Documentation Index
Fetch the complete documentation index at: https://docs.featureform.com/llms.txt
Use this file to discover all available pages before exploring further.
To illustrate point-in-time correctness, consider the creation of a training set using the following fraud label data:
| Transaction | User | Fraudulent Charge | Timestamp |
|---|
| 1 | A | False | Jan 3, 2022 |
| 2 | A | True | Jan 5, 2022 |
Suppose we have a feature denoting the user’s average purchase price:
| User | Avg Purchase Price | Timestamp |
|---|
| A | 5 | Jan 2, 2022 |
| A | 10 | Jan 4, 2022 |
The resulting training set should appear as follows:
| Avg Purchase Price | Fraudulent Charge |
|---|
| 5 | False |
| 10 | True |
Notice how the first row’s feature value is 5, reflecting its state on Jan 3rd, 2022—the time of the first label.
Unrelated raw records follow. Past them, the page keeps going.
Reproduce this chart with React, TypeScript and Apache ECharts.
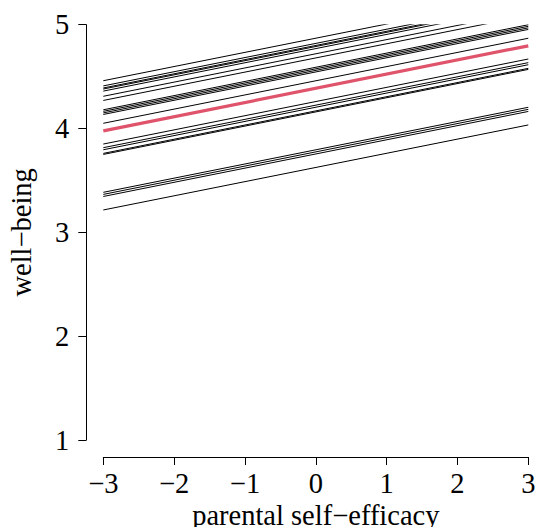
import React, { useEffect, useRef } from "react";
import * as echarts from "echarts";

// Random-intercept model lines: well-being = intercept + slope * parental self-efficacy
const groupIntercepts = [
  4.87, 4.82, 4.8, 4.79, 4.77, 4.72, 4.68, 4.59, 4.575, 4.56, 4.545, 4.46,
  4.26, 4.225, 4.205, 4.17, 4.16, 3.795, 3.775, 3.755, 3.625,
];
const commonSlope = 0.1365;
const fixedIntercept = 4.387;
const xRange = [-3, 3];
const xTicks = [-3, -2, -1, 0, 1, 2, 3];
const yTicks = [1, 2, 3, 4, 5];
const xTitle = "parental self\u2212efficacy";
const yTitle = "well\u2212being";

const FONT = "'Liberation Serif', 'DejaVu Serif', serif";
const FS = 28.5;

export default function App() {
  const ref = useRef<HTMLDivElement>(null);
  useEffect(() => {
    if (!ref.current) return;
    const chart = echarts.init(ref.current, undefined, { renderer: "svg" });
    const lineData = (b0: number) =>
      xRange.map((x) => [x, b0 + commonSlope * x]);
    const series: any[] = groupIntercepts.map((b0) => ({
      type: "line",
      data: lineData(b0),
      symbol: "none",
      silent: true,
      clip: true,
      lineStyle: { color: "#000000", width: 1 },
      z: 2,
    }));
    series.push({
      type: "line",
      data: lineData(fixedIntercept),
      symbol: "none",
      silent: true,
      clip: true,
      lineStyle: { color: "#DF536B", width: 3.2 },
      z: 3,
    });
    const minus = (v: number) => String(v).replace("-", "\u2212");
    chart.setOption({
      animation: false,
      grid: {
        left: 103.3,
        right: 6.7,
        top: 24.7,
        bottom: 87,
        containLabel: false,
        outerBoundsMode: "none",
      },
      xAxis: {
        type: "value",
        min: xTicks[0],
        max: xTicks[xTicks.length - 1],
        interval: 1,
        offset: 17,
        name: xTitle,
        nameLocation: "middle",
        nameGap: 44,
        nameMoveOverlap: false,
        nameTextStyle: {
          fontFamily: FONT,
          fontSize: FS,
          color: "#000",
          verticalAlign: "top",
        },
        axisLine: {
          show: true,
          onZero: false,
          lineStyle: { color: "#000", width: 1 },
        },
        axisTick: { show: true, length: 8, lineStyle: { color: "#000" } },
        axisLabel: {
          show: true,
          margin: 12,
          hideOverlap: false,
          fontFamily: FONT,
          fontSize: FS,
          color: "#000",
          formatter: (v: number) => minus(v),
        },
        splitLine: { show: false },
      },
      yAxis: {
        type: "value",
        min: yTicks[0],
        max: yTicks[yTicks.length - 1],
        interval: 1,
        offset: 17,
        name: yTitle,
        nameLocation: "middle",
        nameGap: 50,
        nameRotate: 90,
        nameTextStyle: { fontFamily: FONT, fontSize: FS, color: "#000" },
        axisLine: {
          show: true,
          onZero: false,
          lineStyle: { color: "#000", width: 1 },
        },
        axisTick: { show: true, length: 8, lineStyle: { color: "#000" } },
        axisLabel: {
          show: true,
          margin: 17,
          fontFamily: FONT,
          fontSize: FS,
          color: "#000",
          formatter: (v: number) => minus(v),
        },
        splitLine: { show: false },
      },
      series,
    });
    return () => chart.dispose();
  }, []);
  return (
    <div
      ref={ref}
      style={{
        position: "fixed",
        left: 0,
        top: 0,
        width: 535,
        height: 527,
        background: "#fff",
      }}
    />
  );
}
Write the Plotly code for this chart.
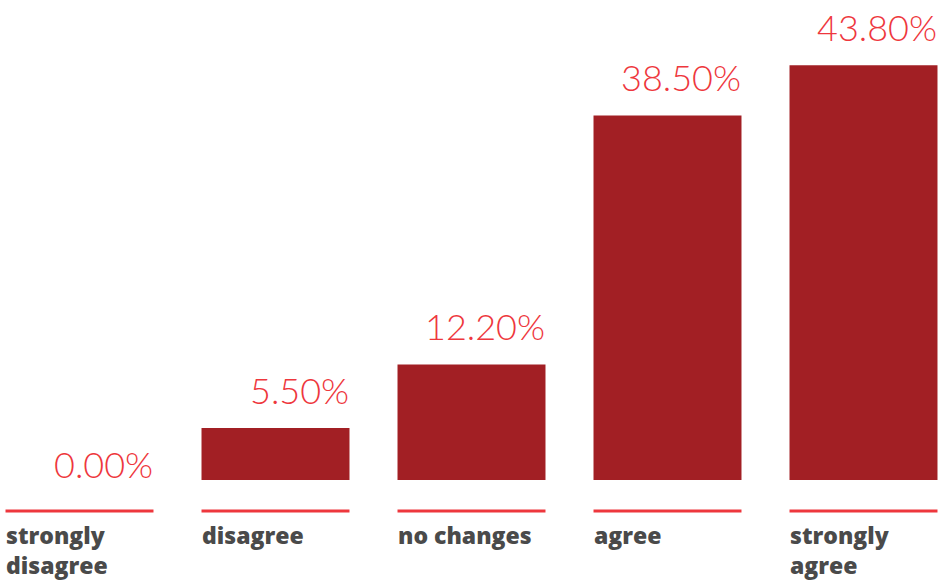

Conversely, the second row’s feature value is 10, corresponding to the situation on Jan 5th, 2022—the time of the second label. This adherence to historical feature values ensures point-in-time correctness.
In Featureform, when defining features and labels, you have the option to include a timestamp column. By doing so, when creating the training set, Featureform will automatically align labels with features at the specified points in time.
Here’s an example of defining features and labels with timestamps in Featureform:
@ff.entity
class User:
avg_transactions = ff.Feature(
average_user_transaction[["CustomerID", "TransactionAmount"]],
variant="quickstart",
type=ff.Float32,
inference_store=redis,
timestamp_column="timestamp",
)
fraudulent = ff.Label(
transactions[["CustomerID", "IsFraud"]],
variant="quickstart",
type=ff.Bool,
timestamp_column="timestamp",
)
ff.register_training_set(
"fraud_training",
"quickstart",
label=("fraudulent", "quickstart"),
features=[("avg_transactions", "quickstart")],
)
client.apply()
# The training set's feature values will be point-in-time correct.
ts = client.training_set("fraud_training", "quickstart").dataframe()
Additionally, it’s worth noting that when working with the streaming data API in Featureform Enterprise, timestamps are tracked, and you have the capability to backfill data for point-in-time correct training sets as well. This comprehensive approach ensures the integrity of historical features in your machine learning workflows.